I've been thinking about faith that can move mountains and, today at least, I'm not sure what that would look or feel like. Today, faith that strong seems too cocky, too good to be true. I've spent the last two days in bed, in the midst of a fibromyalgia flare up that has been the worst pain I've felt in months. The pain is there when I'm still, it's there when I roll over. The idea of lifting anything heavier than a glass of water makes me want to scream, but the Word says that faith, that amorphous, intangible concept, can move entire mountains. I don't want to move my own body, but faith can move mountains.

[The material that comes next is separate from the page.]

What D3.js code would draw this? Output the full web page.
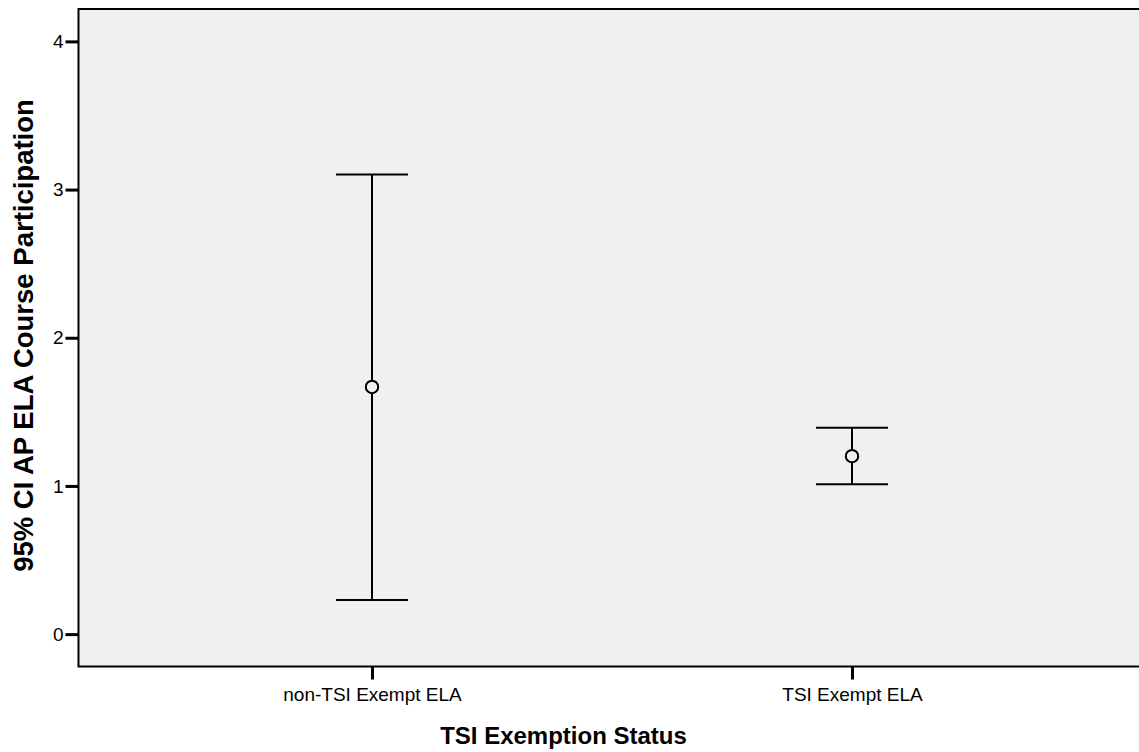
<!DOCTYPE html>
<html><head><meta charset="utf-8">
<script src="https://cdn.jsdelivr.net/npm/d3@7"></script>
<style>body{margin:0;background:#fff}svg{display:block}text{font-family:"Liberation Sans",Arial,sans-serif}</style>
</head><body>
<svg id="c" width="1139" height="752"></svg>
<script>
const categories = ["non-TSI Exempt ELA", "TSI Exempt ELA"];
const means = [1.668, 1.201];
const lowers = [0.231, 1.012];
const uppers = [3.101, 1.392];
const yTicks = [0, 1, 2, 3, 4];
const xTitle = "TSI Exemption Status";
const yTitle = "95% CI AP ELA Course Participation";

const svg = d3.select("#c");
const L = 78.5, T = 9, R = 1139, B = 666.5;
const y = d3.scaleLinear().domain([-0.2185, 4.2185]).range([B, T]);
const x = d3.scalePoint().domain(categories).range([372, 852]).padding(0);

svg.append("rect").attr("x", L).attr("y", T).attr("width", R - L + 2).attr("height", B - T)
  .attr("fill", "#f0f0f0").attr("stroke", "#000").attr("stroke-width", 2);

const ya = svg.append("g").attr("transform", `translate(${L},0)`)
  .call(d3.axisLeft(y).tickValues(yTicks).tickFormat(d3.format("d")).tickSize(13).tickPadding(2));
ya.select(".domain").remove();
ya.selectAll(".tick line").attr("stroke", "#000").attr("stroke-width", 3);
ya.selectAll(".tick text").style("font-size", "19px").attr("fill", "#000");

const xa = svg.append("g").attr("transform", `translate(0,${B})`)
  .call(d3.axisBottom(x).tickSize(13).tickPadding(8));
xa.select(".domain").remove();
xa.selectAll(".tick line").attr("stroke", "#000").attr("stroke-width", 3);
xa.selectAll(".tick text").style("font-size", "19px").attr("fill", "#000");

const data = categories.map((c, i) => ({c, m: means[i], lo: lowers[i], hi: uppers[i]}));
const g = svg.append("g").attr("stroke", "#000").attr("stroke-width", 2).attr("fill", "none");
const cap = 36;
data.forEach(d => {
  const cx = x(d.c);
  g.append("line").attr("x1", cx).attr("x2", cx).attr("y1", y(d.hi)).attr("y2", y(d.lo));
  g.append("line").attr("x1", cx - cap).attr("x2", cx + cap).attr("y1", y(d.hi)).attr("y2", y(d.hi));
  g.append("line").attr("x1", cx - cap).attr("x2", cx + cap).attr("y1", y(d.lo)).attr("y2", y(d.lo));
  g.append("circle").attr("cx", cx).attr("cy", y(d.m)).attr("r", 6.2).attr("fill", "#f0f0f0");
});

svg.append("text").attr("x", (441 + 686) / 2).attr("y", 744).attr("text-anchor", "middle")
  .attr("font-size", 24).attr("font-weight", "bold").text(xTitle);
svg.append("text").attr("transform", "translate(33,335.5) rotate(-90)").attr("text-anchor", "middle")
  .attr("font-size", 27.5).attr("font-weight", "bold").text(yTitle);
</script>
</body></html>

On days like today, God seems too big for me. On days like today, even mustard seed-sized faith seems like too hard, too huge, too incomprehensible a task. On days like today, I'm glad that even when my faith is smaller than a mustard seed, I know that God is with me. I know that God is there, patient with me, even when I am not patient. I know that He is not frustrated with me, even when I am frustrated with Him. I know that He'd rather I fight with Him than turn away from Him. I know He'd rather I argue than stop speaking to Him. On days like today, I am grateful for His enduring faithfulness, His unwillingness to abandon me. On days like today, I am grateful for the hope, the possibility, of mustard seed-sized faith.
"Truly I tell you, if you have faith as small as a mustard seed, you can say to this mountain, 'Move from here to there,' and it will move. Nothing will be impossible for you."